• **DESCRIPTION OF THE TASK**
Quote the whole listing word for word. Do not include the pictures.

====================

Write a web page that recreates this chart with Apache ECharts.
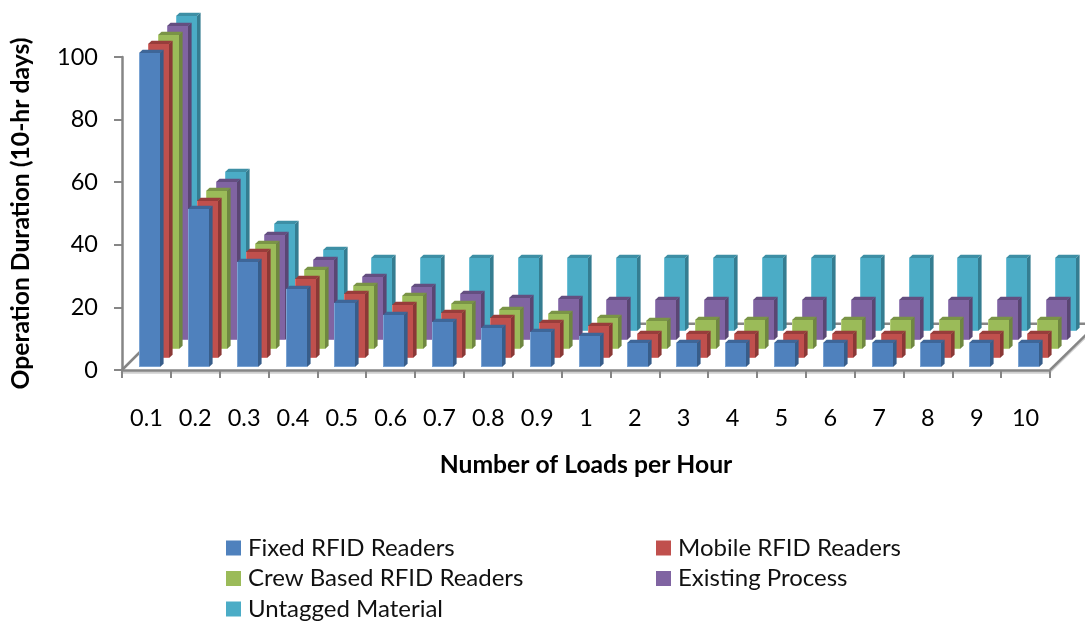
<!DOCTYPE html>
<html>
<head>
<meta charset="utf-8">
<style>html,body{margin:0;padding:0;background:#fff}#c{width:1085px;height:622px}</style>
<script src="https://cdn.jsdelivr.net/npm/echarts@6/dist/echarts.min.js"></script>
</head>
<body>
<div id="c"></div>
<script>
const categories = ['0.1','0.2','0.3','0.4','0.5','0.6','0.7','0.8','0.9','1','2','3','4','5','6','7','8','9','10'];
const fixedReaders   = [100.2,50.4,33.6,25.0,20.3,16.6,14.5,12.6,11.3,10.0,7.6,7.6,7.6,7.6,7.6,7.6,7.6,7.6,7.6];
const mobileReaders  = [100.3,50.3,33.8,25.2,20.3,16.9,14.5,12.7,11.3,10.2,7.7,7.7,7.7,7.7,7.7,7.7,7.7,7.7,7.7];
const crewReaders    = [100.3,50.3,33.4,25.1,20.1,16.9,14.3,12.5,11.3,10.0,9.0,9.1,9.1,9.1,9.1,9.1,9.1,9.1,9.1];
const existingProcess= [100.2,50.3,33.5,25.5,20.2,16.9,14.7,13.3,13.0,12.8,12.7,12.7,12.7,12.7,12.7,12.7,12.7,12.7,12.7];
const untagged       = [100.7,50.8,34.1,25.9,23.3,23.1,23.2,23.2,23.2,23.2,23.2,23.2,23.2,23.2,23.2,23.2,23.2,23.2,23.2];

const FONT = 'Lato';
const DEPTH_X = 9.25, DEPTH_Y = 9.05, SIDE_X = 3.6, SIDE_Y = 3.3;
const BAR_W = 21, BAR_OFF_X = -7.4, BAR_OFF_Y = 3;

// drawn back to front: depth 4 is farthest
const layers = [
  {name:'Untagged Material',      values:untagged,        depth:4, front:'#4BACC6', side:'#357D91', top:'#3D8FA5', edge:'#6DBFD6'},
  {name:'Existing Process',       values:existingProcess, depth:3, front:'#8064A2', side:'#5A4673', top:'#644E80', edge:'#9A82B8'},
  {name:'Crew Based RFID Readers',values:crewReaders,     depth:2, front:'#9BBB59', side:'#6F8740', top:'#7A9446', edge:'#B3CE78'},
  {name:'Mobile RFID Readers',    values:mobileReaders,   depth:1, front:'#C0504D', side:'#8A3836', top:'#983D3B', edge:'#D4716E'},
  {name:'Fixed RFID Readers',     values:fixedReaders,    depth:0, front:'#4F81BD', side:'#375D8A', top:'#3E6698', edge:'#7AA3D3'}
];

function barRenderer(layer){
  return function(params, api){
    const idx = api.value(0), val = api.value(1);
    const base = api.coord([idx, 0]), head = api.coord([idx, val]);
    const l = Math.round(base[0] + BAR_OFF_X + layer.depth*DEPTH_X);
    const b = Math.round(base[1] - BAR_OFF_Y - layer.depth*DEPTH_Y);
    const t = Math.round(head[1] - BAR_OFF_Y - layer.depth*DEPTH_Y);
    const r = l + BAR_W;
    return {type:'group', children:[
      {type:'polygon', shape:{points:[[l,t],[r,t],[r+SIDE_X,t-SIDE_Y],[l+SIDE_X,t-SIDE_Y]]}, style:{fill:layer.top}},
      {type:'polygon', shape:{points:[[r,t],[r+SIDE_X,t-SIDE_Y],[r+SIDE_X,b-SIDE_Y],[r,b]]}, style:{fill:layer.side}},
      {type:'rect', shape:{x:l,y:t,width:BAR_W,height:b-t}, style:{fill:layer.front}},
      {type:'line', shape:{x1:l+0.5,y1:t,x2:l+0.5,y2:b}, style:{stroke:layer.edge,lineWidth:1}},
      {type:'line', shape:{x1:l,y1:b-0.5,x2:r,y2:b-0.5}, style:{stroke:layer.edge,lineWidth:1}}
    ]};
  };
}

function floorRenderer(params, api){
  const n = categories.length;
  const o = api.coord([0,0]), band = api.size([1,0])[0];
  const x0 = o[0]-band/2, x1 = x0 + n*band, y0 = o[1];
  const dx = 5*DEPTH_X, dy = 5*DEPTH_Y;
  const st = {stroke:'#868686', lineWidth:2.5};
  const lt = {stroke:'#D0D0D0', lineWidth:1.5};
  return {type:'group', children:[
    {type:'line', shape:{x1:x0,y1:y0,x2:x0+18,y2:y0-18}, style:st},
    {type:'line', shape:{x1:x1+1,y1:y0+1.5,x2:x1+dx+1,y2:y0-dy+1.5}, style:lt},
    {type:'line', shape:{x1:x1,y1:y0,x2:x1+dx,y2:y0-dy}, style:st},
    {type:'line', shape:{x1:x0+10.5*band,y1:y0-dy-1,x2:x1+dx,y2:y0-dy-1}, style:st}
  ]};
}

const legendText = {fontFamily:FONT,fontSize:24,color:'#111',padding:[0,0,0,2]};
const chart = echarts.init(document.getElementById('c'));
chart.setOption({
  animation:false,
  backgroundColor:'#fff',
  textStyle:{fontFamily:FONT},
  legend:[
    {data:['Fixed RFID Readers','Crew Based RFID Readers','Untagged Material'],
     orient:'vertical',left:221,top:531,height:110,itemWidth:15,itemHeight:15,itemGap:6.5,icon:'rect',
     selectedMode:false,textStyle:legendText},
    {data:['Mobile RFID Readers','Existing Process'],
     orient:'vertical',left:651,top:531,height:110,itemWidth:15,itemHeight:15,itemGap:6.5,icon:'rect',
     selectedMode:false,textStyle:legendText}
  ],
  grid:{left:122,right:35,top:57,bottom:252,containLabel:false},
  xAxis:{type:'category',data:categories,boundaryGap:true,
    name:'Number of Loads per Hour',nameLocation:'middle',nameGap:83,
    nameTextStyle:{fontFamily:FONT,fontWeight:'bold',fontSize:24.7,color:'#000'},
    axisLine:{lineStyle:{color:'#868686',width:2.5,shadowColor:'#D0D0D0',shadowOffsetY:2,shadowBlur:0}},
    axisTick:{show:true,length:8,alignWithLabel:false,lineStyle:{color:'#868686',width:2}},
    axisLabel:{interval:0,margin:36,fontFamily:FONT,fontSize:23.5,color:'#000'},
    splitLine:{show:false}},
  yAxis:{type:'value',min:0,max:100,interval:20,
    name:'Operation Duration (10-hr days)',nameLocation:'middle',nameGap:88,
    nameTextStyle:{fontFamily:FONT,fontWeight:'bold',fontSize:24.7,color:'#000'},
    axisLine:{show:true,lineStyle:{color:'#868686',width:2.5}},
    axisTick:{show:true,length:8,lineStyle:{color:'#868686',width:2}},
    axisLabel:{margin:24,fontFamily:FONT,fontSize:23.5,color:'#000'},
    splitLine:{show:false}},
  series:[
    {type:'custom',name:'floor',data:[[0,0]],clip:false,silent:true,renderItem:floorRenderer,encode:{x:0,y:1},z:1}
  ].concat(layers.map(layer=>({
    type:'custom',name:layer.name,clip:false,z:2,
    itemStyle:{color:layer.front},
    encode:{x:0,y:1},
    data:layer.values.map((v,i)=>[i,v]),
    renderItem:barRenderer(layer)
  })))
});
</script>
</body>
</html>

====================

• **RESULT**
Write a web page that recreates this chart with Apache ECharts.
<!DOCTYPE html>
<html>
<head>
<meta charset="utf-8">
<style>html,body{margin:0;padding:0;background:#fff}#c{width:1085px;height:622px}</style>
<script src="https://cdn.jsdelivr.net/npm/echarts@6/dist/echarts.min.js"></script>
</head>
<body>
<div id="c"></div>
<script>
const categories = ['0.1','0.2','0.3','0.4','0.5','0.6','0.7','0.8','0.9','1','2','3','4','5','6','7','8','9','10'];
const fixedReaders   = [100.2,50.4,33.6,25.0,20.3,16.6,14.5,12.6,11.3,10.0,7.6,7.6,7.6,7.6,7.6,7.6,7.6,7.6,7.6];
const mobileReaders  = [100.3,50.3,33.8,25.2,20.3,16.9,14.5,12.7,11.3,10.2,7.7,7.7,7.7,7.7,7.7,7.7,7.7,7.7,7.7];
const crewReaders    = [100.3,50.3,33.4,25.1,20.1,16.9,14.3,12.5,11.3,10.0,9.0,9.1,9.1,9.1,9.1,9.1,9.1,9.1,9.1];
const existingProcess= [100.2,50.3,33.5,25.5,20.2,16.9,14.7,13.3,13.0,12.8,12.7,12.7,12.7,12.7,12.7,12.7,12.7,12.7,12.7];
const untagged       = [100.7,50.8,34.1,25.9,23.3,23.1,23.2,23.2,23.2,23.2,23.2,23.2,23.2,23.2,23.2,23.2,23.2,23.2,23.2];

const FONT = 'Lato';
const DEPTH_X = 9.25, DEPTH_Y = 9.05, SIDE_X = 3.6, SIDE_Y = 3.3;
const BAR_W = 21, BAR_OFF_X = -7.4, BAR_OFF_Y = 3;

// drawn back to front: depth 4 is farthest
const layers = [
  {name:'Untagged Material',      values:untagged,        depth:4, front:'#4BACC6', side:'#357D91', top:'#3D8FA5', edge:'#6DBFD6'},
  {name:'Existing Process',       values:existingProcess, depth:3, front:'#8064A2', side:'#5A4673', top:'#644E80', edge:'#9A82B8'},
  {name:'Crew Based RFID Readers',values:crewReaders,     depth:2, front:'#9BBB59', side:'#6F8740', top:'#7A9446', edge:'#B3CE78'},
  {name:'Mobile RFID Readers',    values:mobileReaders,   depth:1, front:'#C0504D', side:'#8A3836', top:'#983D3B', edge:'#D4716E'},
  {name:'Fixed RFID Readers',     values:fixedReaders,    depth:0, front:'#4F81BD', side:'#375D8A', top:'#3E6698', edge:'#7AA3D3'}
];

function barRenderer(layer){
  return function(params, api){
    const idx = api.value(0), val = api.value(1);
    const base = api.coord([idx, 0]), head = api.coord([idx, val]);
    const l = Math.round(base[0] + BAR_OFF_X + layer.depth*DEPTH_X);
    const b = Math.round(base[1] - BAR_OFF_Y - layer.depth*DEPTH_Y);
    const t = Math.round(head[1] - BAR_OFF_Y - layer.depth*DEPTH_Y);
    const r = l + BAR_W;
    return {type:'group', children:[
      {type:'polygon', shape:{points:[[l,t],[r,t],[r+SIDE_X,t-SIDE_Y],[l+SIDE_X,t-SIDE_Y]]}, style:{fill:layer.top}},
      {type:'polygon', shape:{points:[[r,t],[r+SIDE_X,t-SIDE_Y],[r+SIDE_X,b-SIDE_Y],[r,b]]}, style:{fill:layer.side}},
      {type:'rect', shape:{x:l,y:t,width:BAR_W,height:b-t}, style:{fill:layer.front}},
      {type:'line', shape:{x1:l+0.5,y1:t,x2:l+0.5,y2:b}, style:{stroke:layer.edge,lineWidth:1}},
      {type:'line', shape:{x1:l,y1:b-0.5,x2:r,y2:b-0.5}, style:{stroke:layer.edge,lineWidth:1}}
    ]};
  };
}

function floorRenderer(params, api){
  const n = categories.length;
  const o = api.coord([0,0]), band = api.size([1,0])[0];
  const x0 = o[0]-band/2, x1 = x0 + n*band, y0 = o[1];
  const dx = 5*DEPTH_X, dy = 5*DEPTH_Y;
  const st = {stroke:'#868686', lineWidth:2.5};
  const lt = {stroke:'#D0D0D0', lineWidth:1.5};
  return {type:'group', children:[
    {type:'line', shape:{x1:x0,y1:y0,x2:x0+18,y2:y0-18}, style:st},
    {type:'line', shape:{x1:x1+1,y1:y0+1.5,x2:x1+dx+1,y2:y0-dy+1.5}, style:lt},
    {type:'line', shape:{x1:x1,y1:y0,x2:x1+dx,y2:y0-dy}, style:st},
    {type:'line', shape:{x1:x0+10.5*band,y1:y0-dy-1,x2:x1+dx,y2:y0-dy-1}, style:st}
  ]};
}

const legendText = {fontFamily:FONT,fontSize:24,color:'#111',padding:[0,0,0,2]};
const chart = echarts.init(document.getElementById('c'));
chart.setOption({
  animation:false,
  backgroundColor:'#fff',
  textStyle:{fontFamily:FONT},
  legend:[
    {data:['Fixed RFID Readers','Crew Based RFID Readers','Untagged Material'],
     orient:'vertical',left:221,top:531,height:110,itemWidth:15,itemHeight:15,itemGap:6.5,icon:'rect',
     selectedMode:false,textStyle:legendText},
    {data:['Mobile RFID Readers','Existing Process'],
     orient:'vertical',left:651,top:531,height:110,itemWidth:15,itemHeight:15,itemGap:6.5,icon:'rect',
     selectedMode:false,textStyle:legendText}
  ],
  grid:{left:122,right:35,top:57,bottom:252,containLabel:false},
  xAxis:{type:'category',data:categories,boundaryGap:true,
    name:'Number of Loads per Hour',nameLocation:'middle',nameGap:83,
    nameTextStyle:{fontFamily:FONT,fontWeight:'bold',fontSize:24.7,color:'#000'},
    axisLine:{lineStyle:{color:'#868686',width:2.5,shadowColor:'#D0D0D0',shadowOffsetY:2,shadowBlur:0}},
    axisTick:{show:true,length:8,alignWithLabel:false,lineStyle:{color:'#868686',width:2}},
    axisLabel:{interval:0,margin:36,fontFamily:FONT,fontSize:23.5,color:'#000'},
    splitLine:{show:false}},
  yAxis:{type:'value',min:0,max:100,interval:20,
    name:'Operation Duration (10-hr days)',nameLocation:'middle',nameGap:88,
    nameTextStyle:{fontFamily:FONT,fontWeight:'bold',fontSize:24.7,color:'#000'},
    axisLine:{show:true,lineStyle:{color:'#868686',width:2.5}},
    axisTick:{show:true,length:8,lineStyle:{color:'#868686',width:2}},
    axisLabel:{margin:24,fontFamily:FONT,fontSize:23.5,color:'#000'},
    splitLine:{show:false}},
  series:[
    {type:'custom',name:'floor',data:[[0,0]],clip:false,silent:true,renderItem:floorRenderer,encode:{x:0,y:1},z:1}
  ].concat(layers.map(layer=>({
    type:'custom',name:layer.name,clip:false,z:2,
    itemStyle:{color:layer.front},
    encode:{x:0,y:1},
    data:layer.values.map((v,i)=>[i,v]),
    renderItem:barRenderer(layer)
  })))
});
</script>
</body>
</html>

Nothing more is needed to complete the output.